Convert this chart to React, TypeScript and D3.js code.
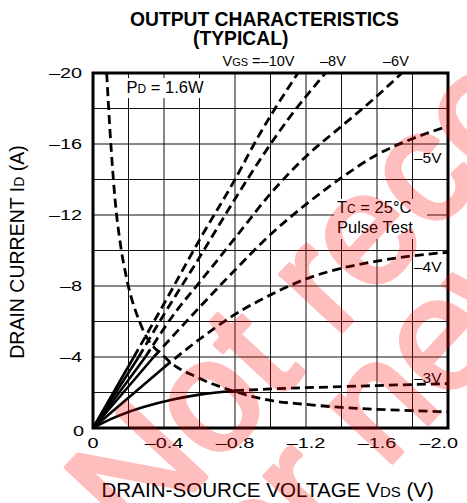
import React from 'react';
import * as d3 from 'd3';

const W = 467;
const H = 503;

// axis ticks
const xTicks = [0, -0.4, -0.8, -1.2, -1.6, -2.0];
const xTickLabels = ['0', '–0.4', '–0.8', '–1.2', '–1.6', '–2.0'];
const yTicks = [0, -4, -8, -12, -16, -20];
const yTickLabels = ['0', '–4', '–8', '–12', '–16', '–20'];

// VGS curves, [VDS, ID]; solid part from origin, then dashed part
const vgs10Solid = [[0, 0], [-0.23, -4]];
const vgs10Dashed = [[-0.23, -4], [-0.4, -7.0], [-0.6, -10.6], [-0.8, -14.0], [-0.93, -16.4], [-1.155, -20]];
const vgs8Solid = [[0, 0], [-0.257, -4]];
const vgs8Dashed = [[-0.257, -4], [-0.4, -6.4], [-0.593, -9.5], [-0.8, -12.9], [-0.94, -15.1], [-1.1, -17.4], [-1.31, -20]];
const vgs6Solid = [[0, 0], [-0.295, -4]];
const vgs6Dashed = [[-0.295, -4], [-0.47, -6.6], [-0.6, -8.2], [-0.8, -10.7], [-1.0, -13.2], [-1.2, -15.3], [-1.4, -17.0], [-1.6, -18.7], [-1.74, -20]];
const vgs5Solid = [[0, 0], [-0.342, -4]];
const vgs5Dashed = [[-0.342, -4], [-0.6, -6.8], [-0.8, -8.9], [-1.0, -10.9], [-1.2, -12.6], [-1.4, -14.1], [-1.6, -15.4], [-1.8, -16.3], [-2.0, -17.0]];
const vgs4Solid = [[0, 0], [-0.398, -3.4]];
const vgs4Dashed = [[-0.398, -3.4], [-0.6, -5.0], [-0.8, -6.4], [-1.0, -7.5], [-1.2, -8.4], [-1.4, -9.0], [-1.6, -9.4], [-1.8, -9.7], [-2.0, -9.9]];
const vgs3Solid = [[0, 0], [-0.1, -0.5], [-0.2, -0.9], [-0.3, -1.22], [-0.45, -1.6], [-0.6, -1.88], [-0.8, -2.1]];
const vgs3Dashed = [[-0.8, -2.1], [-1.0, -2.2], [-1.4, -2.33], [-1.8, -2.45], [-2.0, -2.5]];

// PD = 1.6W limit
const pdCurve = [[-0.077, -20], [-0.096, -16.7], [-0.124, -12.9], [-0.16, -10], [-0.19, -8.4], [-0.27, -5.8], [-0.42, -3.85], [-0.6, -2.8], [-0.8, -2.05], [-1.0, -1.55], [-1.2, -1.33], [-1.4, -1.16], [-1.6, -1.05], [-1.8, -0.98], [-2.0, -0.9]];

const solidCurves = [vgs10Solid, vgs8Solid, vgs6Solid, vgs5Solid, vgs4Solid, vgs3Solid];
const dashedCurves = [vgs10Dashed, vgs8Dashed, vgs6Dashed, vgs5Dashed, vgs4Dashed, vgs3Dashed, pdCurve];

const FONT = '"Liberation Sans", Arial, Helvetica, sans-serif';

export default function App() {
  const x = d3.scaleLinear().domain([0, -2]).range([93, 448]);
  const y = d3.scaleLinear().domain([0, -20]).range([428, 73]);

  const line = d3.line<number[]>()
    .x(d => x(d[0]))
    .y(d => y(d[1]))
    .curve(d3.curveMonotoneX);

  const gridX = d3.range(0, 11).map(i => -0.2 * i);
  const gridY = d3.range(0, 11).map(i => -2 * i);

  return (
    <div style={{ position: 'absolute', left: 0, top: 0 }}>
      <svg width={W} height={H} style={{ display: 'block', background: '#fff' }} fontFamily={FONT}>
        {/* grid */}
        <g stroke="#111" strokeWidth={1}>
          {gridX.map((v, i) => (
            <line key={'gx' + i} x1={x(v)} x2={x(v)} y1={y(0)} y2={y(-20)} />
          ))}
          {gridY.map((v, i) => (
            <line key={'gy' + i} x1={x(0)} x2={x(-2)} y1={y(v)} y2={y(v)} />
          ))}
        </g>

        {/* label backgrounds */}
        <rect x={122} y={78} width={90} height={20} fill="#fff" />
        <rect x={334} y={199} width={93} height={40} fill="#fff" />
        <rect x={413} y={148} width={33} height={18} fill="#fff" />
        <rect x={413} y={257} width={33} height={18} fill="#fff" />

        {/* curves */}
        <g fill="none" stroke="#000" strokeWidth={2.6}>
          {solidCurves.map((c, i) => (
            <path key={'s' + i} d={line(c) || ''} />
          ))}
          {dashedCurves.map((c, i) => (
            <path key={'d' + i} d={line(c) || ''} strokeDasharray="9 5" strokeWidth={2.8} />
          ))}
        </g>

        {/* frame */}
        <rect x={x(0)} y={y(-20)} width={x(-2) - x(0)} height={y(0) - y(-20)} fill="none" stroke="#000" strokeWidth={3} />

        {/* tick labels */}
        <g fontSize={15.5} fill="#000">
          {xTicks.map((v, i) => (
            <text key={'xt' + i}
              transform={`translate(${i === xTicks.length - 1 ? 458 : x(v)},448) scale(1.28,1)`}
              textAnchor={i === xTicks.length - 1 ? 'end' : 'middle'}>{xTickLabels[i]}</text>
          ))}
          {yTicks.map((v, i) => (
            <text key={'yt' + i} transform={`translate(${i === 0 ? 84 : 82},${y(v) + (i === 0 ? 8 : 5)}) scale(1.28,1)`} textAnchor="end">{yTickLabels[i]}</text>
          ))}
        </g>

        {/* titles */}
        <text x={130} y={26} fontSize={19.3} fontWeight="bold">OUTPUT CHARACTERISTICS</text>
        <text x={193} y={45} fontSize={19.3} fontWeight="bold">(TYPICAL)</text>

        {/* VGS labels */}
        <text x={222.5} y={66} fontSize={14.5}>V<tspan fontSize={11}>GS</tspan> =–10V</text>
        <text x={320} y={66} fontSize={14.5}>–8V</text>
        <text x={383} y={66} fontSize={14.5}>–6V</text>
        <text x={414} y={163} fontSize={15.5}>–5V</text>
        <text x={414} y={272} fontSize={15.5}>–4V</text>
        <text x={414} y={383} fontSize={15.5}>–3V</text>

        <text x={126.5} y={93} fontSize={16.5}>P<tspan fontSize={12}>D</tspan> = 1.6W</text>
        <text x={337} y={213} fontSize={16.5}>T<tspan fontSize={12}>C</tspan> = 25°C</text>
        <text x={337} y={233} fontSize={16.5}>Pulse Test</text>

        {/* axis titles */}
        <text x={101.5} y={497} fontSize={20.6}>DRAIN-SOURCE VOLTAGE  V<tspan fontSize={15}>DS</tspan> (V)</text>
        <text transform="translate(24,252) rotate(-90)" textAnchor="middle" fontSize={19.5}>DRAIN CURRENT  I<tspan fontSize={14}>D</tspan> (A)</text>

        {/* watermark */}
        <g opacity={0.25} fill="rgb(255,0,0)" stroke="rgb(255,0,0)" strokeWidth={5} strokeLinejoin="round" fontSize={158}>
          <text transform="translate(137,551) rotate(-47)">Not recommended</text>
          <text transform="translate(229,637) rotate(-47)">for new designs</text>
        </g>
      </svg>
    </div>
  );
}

* [WHAT TO DO]: Without the pictures, copy the material exactly as given.

* [THE REPLY]:
Convert this chart to React, TypeScript and D3.js code.
import React from 'react';
import * as d3 from 'd3';

const W = 467;
const H = 503;

// axis ticks
const xTicks = [0, -0.4, -0.8, -1.2, -1.6, -2.0];
const xTickLabels = ['0', '–0.4', '–0.8', '–1.2', '–1.6', '–2.0'];
const yTicks = [0, -4, -8, -12, -16, -20];
const yTickLabels = ['0', '–4', '–8', '–12', '–16', '–20'];

// VGS curves, [VDS, ID]; solid part from origin, then dashed part
const vgs10Solid = [[0, 0], [-0.23, -4]];
const vgs10Dashed = [[-0.23, -4], [-0.4, -7.0], [-0.6, -10.6], [-0.8, -14.0], [-0.93, -16.4], [-1.155, -20]];
const vgs8Solid = [[0, 0], [-0.257, -4]];
const vgs8Dashed = [[-0.257, -4], [-0.4, -6.4], [-0.593, -9.5], [-0.8, -12.9], [-0.94, -15.1], [-1.1, -17.4], [-1.31, -20]];
const vgs6Solid = [[0, 0], [-0.295, -4]];
const vgs6Dashed = [[-0.295, -4], [-0.47, -6.6], [-0.6, -8.2], [-0.8, -10.7], [-1.0, -13.2], [-1.2, -15.3], [-1.4, -17.0], [-1.6, -18.7], [-1.74, -20]];
const vgs5Solid = [[0, 0], [-0.342, -4]];
const vgs5Dashed = [[-0.342, -4], [-0.6, -6.8], [-0.8, -8.9], [-1.0, -10.9], [-1.2, -12.6], [-1.4, -14.1], [-1.6, -15.4], [-1.8, -16.3], [-2.0, -17.0]];
const vgs4Solid = [[0, 0], [-0.398, -3.4]];
const vgs4Dashed = [[-0.398, -3.4], [-0.6, -5.0], [-0.8, -6.4], [-1.0, -7.5], [-1.2, -8.4], [-1.4, -9.0], [-1.6, -9.4], [-1.8, -9.7], [-2.0, -9.9]];
const vgs3Solid = [[0, 0], [-0.1, -0.5], [-0.2, -0.9], [-0.3, -1.22], [-0.45, -1.6], [-0.6, -1.88], [-0.8, -2.1]];
const vgs3Dashed = [[-0.8, -2.1], [-1.0, -2.2], [-1.4, -2.33], [-1.8, -2.45], [-2.0, -2.5]];

// PD = 1.6W limit
const pdCurve = [[-0.077, -20], [-0.096, -16.7], [-0.124, -12.9], [-0.16, -10], [-0.19, -8.4], [-0.27, -5.8], [-0.42, -3.85], [-0.6, -2.8], [-0.8, -2.05], [-1.0, -1.55], [-1.2, -1.33], [-1.4, -1.16], [-1.6, -1.05], [-1.8, -0.98], [-2.0, -0.9]];

const solidCurves = [vgs10Solid, vgs8Solid, vgs6Solid, vgs5Solid, vgs4Solid, vgs3Solid];
const dashedCurves = [vgs10Dashed, vgs8Dashed, vgs6Dashed, vgs5Dashed, vgs4Dashed, vgs3Dashed, pdCurve];

const FONT = '"Liberation Sans", Arial, Helvetica, sans-serif';

export default function App() {
  const x = d3.scaleLinear().domain([0, -2]).range([93, 448]);
  const y = d3.scaleLinear().domain([0, -20]).range([428, 73]);

  const line = d3.line<number[]>()
    .x(d => x(d[0]))
    .y(d => y(d[1]))
    .curve(d3.curveMonotoneX);

  const gridX = d3.range(0, 11).map(i => -0.2 * i);
  const gridY = d3.range(0, 11).map(i => -2 * i);

  return (
    <div style={{ position: 'absolute', left: 0, top: 0 }}>
      <svg width={W} height={H} style={{ display: 'block', background: '#fff' }} fontFamily={FONT}>
        {/* grid */}
        <g stroke="#111" strokeWidth={1}>
          {gridX.map((v, i) => (
            <line key={'gx' + i} x1={x(v)} x2={x(v)} y1={y(0)} y2={y(-20)} />
          ))}
          {gridY.map((v, i) => (
            <line key={'gy' + i} x1={x(0)} x2={x(-2)} y1={y(v)} y2={y(v)} />
          ))}
        </g>

        {/* label backgrounds */}
        <rect x={122} y={78} width={90} height={20} fill="#fff" />
        <rect x={334} y={199} width={93} height={40} fill="#fff" />
        <rect x={413} y={148} width={33} height={18} fill="#fff" />
        <rect x={413} y={257} width={33} height={18} fill="#fff" />

        {/* curves */}
        <g fill="none" stroke="#000" strokeWidth={2.6}>
          {solidCurves.map((c, i) => (
            <path key={'s' + i} d={line(c) || ''} />
          ))}
          {dashedCurves.map((c, i) => (
            <path key={'d' + i} d={line(c) || ''} strokeDasharray="9 5" strokeWidth={2.8} />
          ))}
        </g>

        {/* frame */}
        <rect x={x(0)} y={y(-20)} width={x(-2) - x(0)} height={y(0) - y(-20)} fill="none" stroke="#000" strokeWidth={3} />

        {/* tick labels */}
        <g fontSize={15.5} fill="#000">
          {xTicks.map((v, i) => (
            <text key={'xt' + i}
              transform={`translate(${i === xTicks.length - 1 ? 458 : x(v)},448) scale(1.28,1)`}
              textAnchor={i === xTicks.length - 1 ? 'end' : 'middle'}>{xTickLabels[i]}</text>
          ))}
          {yTicks.map((v, i) => (
            <text key={'yt' + i} transform={`translate(${i === 0 ? 84 : 82},${y(v) + (i === 0 ? 8 : 5)}) scale(1.28,1)`} textAnchor="end">{yTickLabels[i]}</text>
          ))}
        </g>

        {/* titles */}
        <text x={130} y={26} fontSize={19.3} fontWeight="bold">OUTPUT CHARACTERISTICS</text>
        <text x={193} y={45} fontSize={19.3} fontWeight="bold">(TYPICAL)</text>

        {/* VGS labels */}
        <text x={222.5} y={66} fontSize={14.5}>V<tspan fontSize={11}>GS</tspan> =–10V</text>
        <text x={320} y={66} fontSize={14.5}>–8V</text>
        <text x={383} y={66} fontSize={14.5}>–6V</text>
        <text x={414} y={163} fontSize={15.5}>–5V</text>
        <text x={414} y={272} fontSize={15.5}>–4V</text>
        <text x={414} y={383} fontSize={15.5}>–3V</text>

        <text x={126.5} y={93} fontSize={16.5}>P<tspan fontSize={12}>D</tspan> = 1.6W</text>
        <text x={337} y={213} fontSize={16.5}>T<tspan fontSize={12}>C</tspan> = 25°C</text>
        <text x={337} y={233} fontSize={16.5}>Pulse Test</text>

        {/* axis titles */}
        <text x={101.5} y={497} fontSize={20.6}>DRAIN-SOURCE VOLTAGE  V<tspan fontSize={15}>DS</tspan> (V)</text>
        <text transform="translate(24,252) rotate(-90)" textAnchor="middle" fontSize={19.5}>DRAIN CURRENT  I<tspan fontSize={14}>D</tspan> (A)</text>

        {/* watermark */}
        <g opacity={0.25} fill="rgb(255,0,0)" stroke="rgb(255,0,0)" strokeWidth={5} strokeLinejoin="round" fontSize={158}>
          <text transform="translate(137,551) rotate(-47)">Not recommended</text>
          <text transform="translate(229,637) rotate(-47)">for new designs</text>
        </g>
      </svg>
    </div>
  );
}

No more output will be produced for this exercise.